Она не говорит. Я смотрю на нее в упор.
— От депрессии, — наконец отвечает она.
— Я не буду ее принимать.
— Мистер Янковский…
— У меня нет депрессии.
— Эту таблетку прописала доктор Рашид. Она…
— Вы хотите меня одурманить. Чтобы я превратился в смирную желеядную овечку. Но уверяю вас, я не буду ее принимать.
— Мистер Янковский, у меня еще двенадцать пациентов. Прошу вас, примите наконец свои таблетки.
— А я думал, мы не пациенты.
Все до единой черты ее лица заметно напрягаются.
— Я приму все, кроме этой, — говорю я, сталкивая таблетку с ладони. Она летит и приземляется на пол. Остальные я закидываю в рот.
— А где вода? — я невольно коверкаю слова, пытаясь удержать таблетки на языке.
Она подает мне пластиковый стаканчик, поднимает таблетку с пола и уходит в уборную. Я слышу звук спускаемой воды. И вот она снова здесь.
— Мистер Янковский, сейчас я принесу вам еще таблетку «Элавила», а если вы не станете ее глотать, позову доктора Рашид, и она пропишет вам укол. Так или иначе, но «Элавил» вы примете. Вам решать, каким именно способом.
Когда она снова приносит таблетку, я ее честно глотаю. Через четверть часа мне делают укол — не «Элавил», что-то еще, но все равно это нечестно, ведь я же принял их чертову таблетку.

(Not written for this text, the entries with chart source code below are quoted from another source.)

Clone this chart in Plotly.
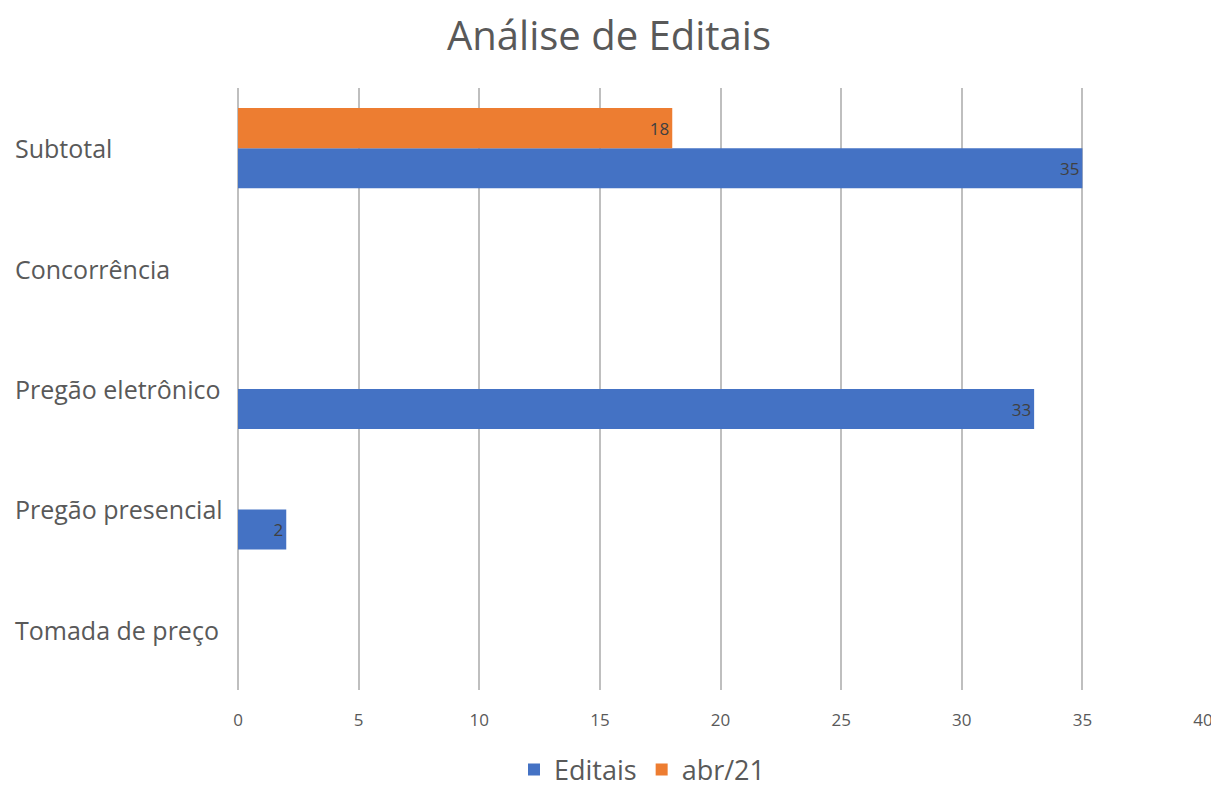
import plotly.graph_objects as go

categories = ["Tomada de preço", "Pregão presencial", "Pregão eletrônico", "Concorrência", "Subtotal"]
editais = [None, 2, 33, None, 35]
abr21 = [None, None, None, None, 18]
x_ticks = [0, 5, 10, 15, 20, 25, 30, 35, 40]

FONT = "Open Sans"
GRAY = "#595959"

fig = go.Figure()
fig.add_trace(go.Bar(
    y=categories, x=editais, orientation="h", name="Editais",
    marker=dict(color="#4472C4", line=dict(width=0)),
    text=[str(v) if v is not None else "" for v in editais],
    textposition="inside", insidetextanchor="end",
    textfont=dict(color="#404040", size=17, family=FONT),
))
fig.add_trace(go.Bar(
    y=categories, x=abr21, orientation="h", name="abr/21",
    marker=dict(color="#ED7D31", line=dict(width=0)),
    text=[str(v) if v is not None else "" for v in abr21],
    textposition="inside", insidetextanchor="end",
    textfont=dict(color="#404040", size=17, family=FONT),
))

# page body has an 8px margin, so the figure is drawn 8px right/down
W, H = 1211, 800
L, T = 230, 80
pw, ph = 965, 602
R = W - L - pw
B = H - T - ph

annotations = []
for c in categories:
    annotations.append(dict(
        text=c, xref="paper", yref="y", x=(5 - L) / pw, y=c,
        xanchor="left", yanchor="middle", showarrow=False,
        font=dict(size=25, color=GRAY, family=FONT),
    ))

fig.update_layout(
    width=W, height=H,
    margin=dict(l=L, r=R, t=T, b=B, autoexpand=False),
    paper_bgcolor="white", plot_bgcolor="white",
    barmode="group", bargap=0.334, bargroupgap=0,
    title=dict(text="Análise de Editais", x=(609 - 8) / W, xanchor="center",
               y=1 - 28 / H, yanchor="middle",
               font=dict(size=40, color=GRAY, family=FONT)),
    xaxis=dict(range=[0, 40], tickvals=x_ticks, showgrid=True,
               gridcolor="#bfbfbf", gridwidth=2, zeroline=True,
               zerolinecolor="#bfbfbf", zerolinewidth=2, showline=False,
               ticks="", ticklabelstandoff=18,
               tickfont=dict(size=17, color=GRAY, family=FONT), fixedrange=True),
    yaxis=dict(categoryorder="array", categoryarray=categories,
               showticklabels=False, showgrid=False, zeroline=False,
               showline=False, fixedrange=True),
    legend=dict(orientation="h", x=(634 - L) / pw, xanchor="center",
                y=-80 / ph, yanchor="middle",
                font=dict(size=27, color=GRAY, family=FONT),
                itemwidth=30, traceorder="normal"),
    annotations=annotations,
    showlegend=True,
)

fig.write_html("out.html")
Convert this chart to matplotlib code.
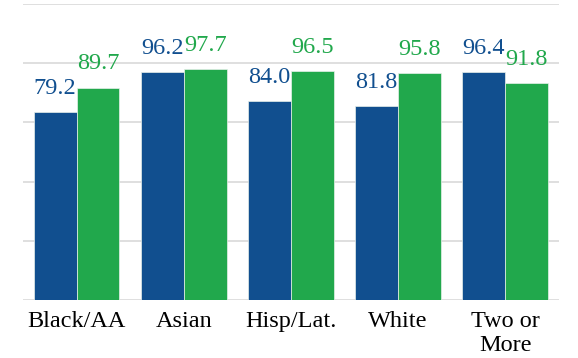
import numpy as np
import matplotlib.pyplot as plt

plt.rcParams['font.family'] = ['Liberation Serif', 'DejaVu Serif']

categories = ["Black/AA", "Asian", "Hisp/Lat.", "White", "Two or\nMore"]
blue_vals = [79.2, 96.2, 84.0, 81.8, 96.4]
green_vals = [89.7, 97.7, 96.5, 95.8, 91.8]

blue = '#114f8f'
green = '#21a84c'

fig = plt.figure(figsize=(5.78, 3.58), dpi=100)
ax = fig.add_axes([0.0398, 0.162, 0.927, 0.827])

x = np.arange(len(categories))
w = 0.4
b1 = ax.bar(x - w / 2, blue_vals, w, color=blue, edgecolor='#e8f0ea', linewidth=0.5, zorder=3)
b2 = ax.bar(x + w / 2, green_vals, w, color=green, edgecolor='#e8f0ea', linewidth=0.5, zorder=3)

for bars, vals, c in [(b1, blue_vals, blue), (b2, green_vals, green)]:
    for r, v in zip(bars, vals):
        ax.annotate(f"{v:.1f}", (r.get_x() + r.get_width() / 2, v),
                    xytext=(0, 13), textcoords='offset points',
                    ha='center', va='baseline', color=c, fontsize=17.5)

ax.set_xlim(-0.5, len(categories) - 0.5)
ax.set_ylim(0, 125)
ax.set_yticks(np.arange(0, 126, 25))
ax.set_yticklabels([])
ax.tick_params(axis='y', length=0)
ax.tick_params(axis='x', length=0, pad=8, labelsize=17.5)
ax.set_xticks(x)
ax.set_xticklabels(categories, linespacing=1.2, va='top')
ax.yaxis.grid(True, color='#d9d9d9', linewidth=1.2, zorder=0)
for s in ax.spines.values():
    s.set_visible(False)

fig.savefig('out.png', dpi=100)
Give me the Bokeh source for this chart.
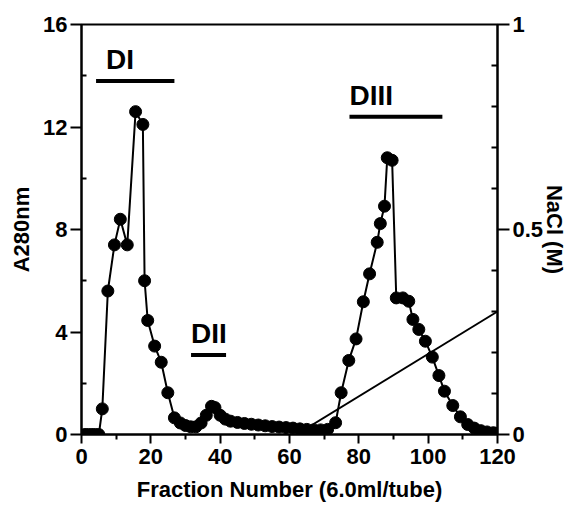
from bokeh.plotting import figure
from bokeh.models import Range1d, LinearAxis, FixedTicker, ColumnDataSource
from bokeh.core.properties import value
from bokeh.embed import file_html
from bokeh.resources import INLINE

# ---- data ----
fraction = [1, 2, 3, 4, 5, 6, 7.6, 9.5, 11.2, 13.2, 15.6, 17.7, 18.2, 19.1, 21.1, 23, 24.9, 26.8,
            28.5, 30, 31.5, 33, 34.5, 36, 37.5, 38.5, 40, 41.5, 43, 45, 47, 49, 51, 53, 55, 57,
            59, 61, 63, 65, 67, 69, 71,
            73.3, 74.9, 77.1, 79.2, 81.3, 83.1, 85.3, 86.2, 87.4, 88.2, 89.6, 90.8, 92.7, 94.4,
            95.6, 97.3, 99.2, 101.2, 103.1, 104.7, 107.1, 109.3, 111.4, 113.3, 115.2, 117, 118.8, 120]
a280 = [0, 0, 0, 0, 0, 1.0, 5.6, 7.4, 8.4, 7.4, 12.6, 12.1, 6.0, 4.45, 3.45, 2.82, 1.63, 0.65,
        0.45, 0.35, 0.3, 0.3, 0.45, 0.75, 1.1, 1.05, 0.75, 0.6, 0.52, 0.47, 0.43, 0.4, 0.37, 0.34,
        0.31, 0.29, 0.27, 0.25, 0.22, 0.2, 0.18, 0.18, 0.2,
        0.46, 1.63, 2.89, 3.73, 5.18, 6.27, 7.5, 8.23, 8.91, 10.8, 10.7, 5.33, 5.33, 5.2,
        4.49, 4.1, 3.64, 3.02, 2.3, 1.69, 1.13, 0.69, 0.39, 0.25, 0.15, 0.1, 0.07, 0.05]

nacl_fraction = [62, 120]
nacl_molar = [0.0, 0.3]

peak_names = ["DI", "DII", "DIII"]
peak_start = [4.2, 31.6, 77.3]
peak_end = [26.8, 41.7, 104.1]
peak_level = [13.8, 3.1, 12.4]

left_ticks = [0, 4, 8, 12, 16]
left_minor = [2, 6, 10, 14]
right_ticks = [0, 0.5, 1]
right_minor = [0.1, 0.2, 0.3, 0.4, 0.6, 0.7, 0.8, 0.9]
bottom_ticks = [0, 20, 40, 60, 80, 100, 120]
bottom_minor = [10, 30, 50, 70, 90, 110]

# label styling (pixel nudges, not data)
label_dx = [10, 0, 0]

FONT = "Liberation Sans"

p = figure(frame_width=416, frame_height=410, output_backend="svg", toolbar_location=None,
           x_range=Range1d(0, 120), y_range=Range1d(0, 16),
           min_border_left=81, min_border_right=60, min_border_top=24, min_border_bottom=60)
p.extra_y_ranges = {"nacl": Range1d(0, 1)}
p.grid.visible = False
p.outline_line_color = "black"
p.outline_line_width = 2
p.background_fill_color = "white"
p.border_fill_color = "white"

def style_axis(ax, tout, tin, mout, min_):
    ax.axis_line_width = 2
    ax.major_tick_line_width = 2
    ax.minor_tick_line_width = 2
    ax.major_tick_out = tout
    ax.major_tick_in = tin
    ax.minor_tick_out = mout
    ax.minor_tick_in = min_
    ax.major_label_text_font = FONT
    ax.major_label_text_font_style = "bold"
    ax.major_label_text_font_size = "22px"
    ax.major_label_text_color = "black"
    ax.axis_label_text_font = FONT
    ax.axis_label_text_font_style = "bold"
    ax.axis_label_text_font_size = "22px"
    ax.axis_label_text_color = "black"

xa = p.xaxis[0]
xa.ticker = FixedTicker(ticks=bottom_ticks, minor_ticks=bottom_minor)
xa.axis_label = "Fraction Number (6.0ml/tube)"
style_axis(xa, 9, 0, 5, 0)
xa.major_label_standoff = 5
xa.axis_label_standoff = 10

ya = p.yaxis[0]
ya.ticker = FixedTicker(ticks=left_ticks, minor_ticks=left_minor)
ya.axis_label = "A280nm"
style_axis(ya, 11, 0, 0, 5)
ya.major_label_standoff = 3
ya.axis_label_standoff = 6

ra = LinearAxis(y_range_name="nacl", axis_label="NaCl (M)",
                ticker=FixedTicker(ticks=right_ticks, minor_ticks=right_minor))
style_axis(ra, 12, 0, 0, 6)
ra.major_label_overrides = {0: "0", 0.5: "0.5", 1: "1"}
ra.major_label_standoff = 3
ra.axis_label_standoff = -4
p.add_layout(ra, "right")

# salt gradient
p.line(nacl_fraction, nacl_molar, y_range_name="nacl", line_color="black", line_width=2)

# absorbance profile
p.line(fraction, a280, line_color="black", line_width=2)
p.scatter(fraction, a280, size=12, fill_color="black", line_color="black")

# pooled fraction bars and labels
p.segment(x0=peak_start, y0=peak_level, x1=peak_end, y1=peak_level,
          line_color="black", line_width=4)
lab = ColumnDataSource(dict(x=peak_start, y=peak_level, t=peak_names, dx=label_dx))
p.text(x="x", y="y", text="t", x_offset="dx", source=lab, text_font=value(FONT),
       text_font_style="bold", text_font_size="28px", text_color="black",
       text_baseline="bottom", y_offset=-6)

open("out.html", "w").write(file_html(p, INLINE))
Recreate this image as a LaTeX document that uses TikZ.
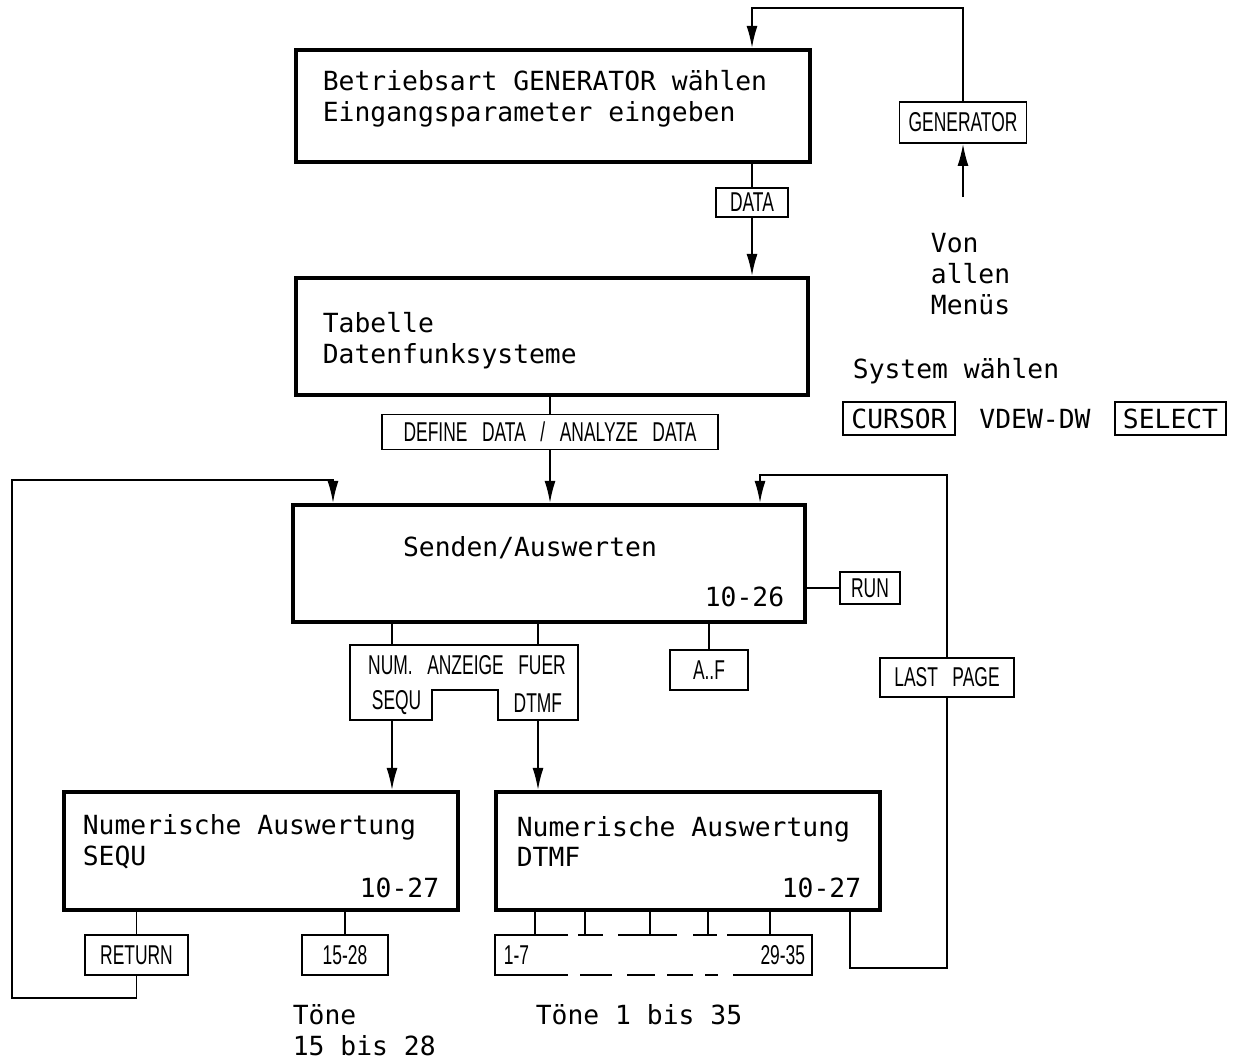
\documentclass[tikz,border=0pt]{standalone}
\usepackage{fontspec}
\usetikzlibrary{arrows.meta}
\newfontfamily\monofont{DejaVu Sans Mono}
\newfontfamily\keyfont[FakeStretch=0.64,WordSpace=3]{Liberation Sans}
\tikzset{
  menu/.style={draw, line width=2.4pt, inner sep=0pt},
  keybox/.style={draw, line width=1pt, inner sep=0pt, font=\keyfont\fontsize{15.5}{17}\selectfont},
  mtext/.style={inner sep=0pt, align=left, font=\monofont\fontsize{15}{17.6}\selectfont},
  arr/.style={-{Latex[length=4.4mm,width=2.2mm]}},
}
\begin{document}
\begin{tikzpicture}[x=0.02cm, y=-0.02cm, line width=1pt]
    \useasboundingbox (0,0) rectangle (1241,1063);
    \node [menu, minimum width=10.28cm, minimum height=2.24cm] (gen) at (553,106) {};
    \node [menu, minimum width=10.24cm, minimum height=2.34cm] (tab) at (552,336.5) {};
    \node [menu, minimum width=10.24cm, minimum height=2.34cm] (send) at (549,563.5) {};
    \node [menu, minimum width=7.88cm, minimum height=2.36cm] (sequ) at (261,851) {};
    \node [menu, minimum width=7.68cm, minimum height=2.36cm] (dtmf) at (688,851) {};
    \node [mtext, anchor=west] (gentxt) at (322,98.5) {Betriebsart GENERATOR wählen\\Eingangsparameter eingeben};
    \node [mtext, anchor=west] (tabtxt) at (322,340.5) {Tabelle\\Datenfunksysteme};
    \node [mtext] (sendtxt) at (530,548) {Senden/Auswerten};
    \node [mtext, anchor=east] (sendnr) at (785,597) {10-26};
    \node [mtext, anchor=west] (sequtxt) at (82,841.5) {Numerische Auswertung\\SEQU};
    \node [mtext, anchor=east] (sequnr) at (440,888) {10-27};
    \node [mtext, anchor=west] (dtmftxt) at (516,841.5) {Numerische Auswertung\\DTMF};
    \node [mtext, anchor=east] (dtmfnr) at (862,888) {10-27};
    \node [keybox, minimum width=2.54cm, minimum height=0.82cm] (genkey) at (963,122.5) {GENERATOR};
    \node [keybox, minimum width=1.44cm, minimum height=0.58cm] (data) at (752,202.5) {DATA};
    \node [keybox, minimum width=6.72cm, minimum height=0.7cm] (define) at (550,432) {DEFINE DATA / ANALYZE DATA};
    \node [keybox, minimum width=1.2cm, minimum height=0.64cm] (run) at (870,588) {RUN};
    \node [keybox, minimum width=1.56cm, minimum height=0.8cm] (af) at (709,670) {A..F};
    \node [keybox, minimum width=2.68cm, minimum height=0.78cm] (last) at (947,677.5) {LAST PAGE};
    \node [keybox, minimum width=2.06cm, minimum height=0.8cm] (ret) at (136.5,955) {RETURN};
    \node [keybox, minimum width=1.72cm, minimum height=0.8cm] (tone) at (345,955) {15-28};
    \node [mtext, anchor=west] (von) at (930,274) {Von\\allen\\Menüs};
    \node [mtext, anchor=west] (system) at (852,371) {System wählen};
    \node [mtext, draw, line width=1pt, minimum width=2.24cm, minimum height=0.66cm] (cursor) at (899,418.5) {CURSOR};
    \node [mtext] (vdew) at (1035,418.5) {VDEW-DW};
    \node [mtext, draw, line width=1pt, minimum width=2.22cm, minimum height=0.66cm] (select) at (1170.5,418.5) {SELECT};
    \node [mtext, anchor=west] (toene) at (292,1030) {Töne\\15 bis 28};
    \node [mtext, anchor=west] (toenealle) at (535,1015) {Töne 1 bis 35};
    \coordinate (toploop) at (752,8);
    \coordinate (vonstart) at (963,197);
    \draw [arr] (genkey.north) |- (toploop) -- (toploop |- gen.north);
    \draw [arr] (vonstart) -- (genkey.south);
    \draw (data.north) -- (data.north |- gen.south);
    \draw [arr] (data.south) -- (data.south |- tab.north);
    \draw (define.north) -- (define.north |- tab.south);
    \draw [arr] (define.south) -- (define.south |- send.north);
    \draw (run.west) -- (run.west -| send.east);
    \draw (af.north) -- (af.north |- send.south);
    % Anzeige-Auswahl
    \draw [line width=1pt] (350,645) -- (578,645) -- (578,720) -- (498,720) -- (498,690)
        -- (432,690) -- (432,720) -- (350,720) -- cycle;
    \node [keybox, draw=none] (num) at (467,665) {NUM. ANZEIGE FUER};
    \node [keybox, draw=none, anchor=west] (numseq) at (371,703) {SEQU};
    \node [keybox, draw=none, anchor=east] (numdtmf) at (563,703) {DTMF};
    \coordinate (nseqt) at (392,645);
    \coordinate (nseqb) at (392,720);
    \coordinate (ndtmft) at (538,645);
    \coordinate (ndtmfb) at (538,720);
    \draw (nseqt) -- (nseqt |- send.south);
    \draw (ndtmft) -- (ndtmft |- send.south);
    \draw [arr] (nseqb) -- (nseqb |- sequ.north);
    \draw [arr] (ndtmfb) -- (ndtmfb |- dtmf.north);
    % Schleifen
    \coordinate (leftloop) at (12,998);
    \coordinate (lefttop) at (333,480);
    \draw [arr] (ret.south) |- (leftloop) |- (lefttop) -- (lefttop |- send.north);
    \coordinate (dtmfout) at (850,910);
    \coordinate (rightbot) at (947,968);
    \coordinate (righttop) at (760,475);
    \draw (dtmfout) |- (rightbot) -- (last.south);
    \draw [arr] (last.north) |- (righttop) -- (righttop |- send.north);
    \draw (ret.north) -- (ret.north |- sequ.south);
    \draw (tone.north) -- (tone.north |- sequ.south);
    % Toene 1 bis 35
    \coordinate (tl) at (495,935);
    \coordinate (br) at (812,975);
    \draw (568,935) -- (tl) -- (tl |- br) -- (568,975);
    \draw (727,935) -- (br |- tl) -- (br) -- (733,975);
    \foreach \xa/\xb in {578/603,618/677,693/717}
        \draw (\xa,935) -- (\xb,935);
    \foreach \xa/\xb in {580/612,627/655,667/693,705/718}
        \draw (\xa,975) -- (\xb,975);
    \foreach \tx in {535,585,650,708,770}
        \draw (\tx,935) -- (\tx,910);
    \node [keybox, draw=none, anchor=west] (t17) at (503,955) {1-7};
    \node [keybox, draw=none, anchor=east] (t2935) at (806,955) {29-35};
\end{tikzpicture}
\end{document}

Минута-другая — и вот я уже смирная желеядная овечка. Может, и не желеядная, но, во всяком случае, овечка. Впрочем, я еще помню, из-за чего меня постигла эта участь, и понимаю, что принеси кто-нибудь сейчас их желе в оспинках и прикажи его съесть, я бы съел.
Что они со мной сделали?
Я цепляюсь за свой гнев всеми фибрами души, чудом удерживающейся в этом разрушенном теле. Но гнев отступает, словно откатывающаяся от берега волна. Я отмечаю сей прискорбный факт и понимаю, что мой разум погружается в сон. Сон уже давно здесь, он ждет своего часа и постепенно вступает в права. Я перестаю сердиться, сейчас это не более чем условность — лишь думаю, как бы не забыть разозлиться завтра с утра пораньше. А потом позволяю дремоте себя одолеть — все равно ее не перебороть.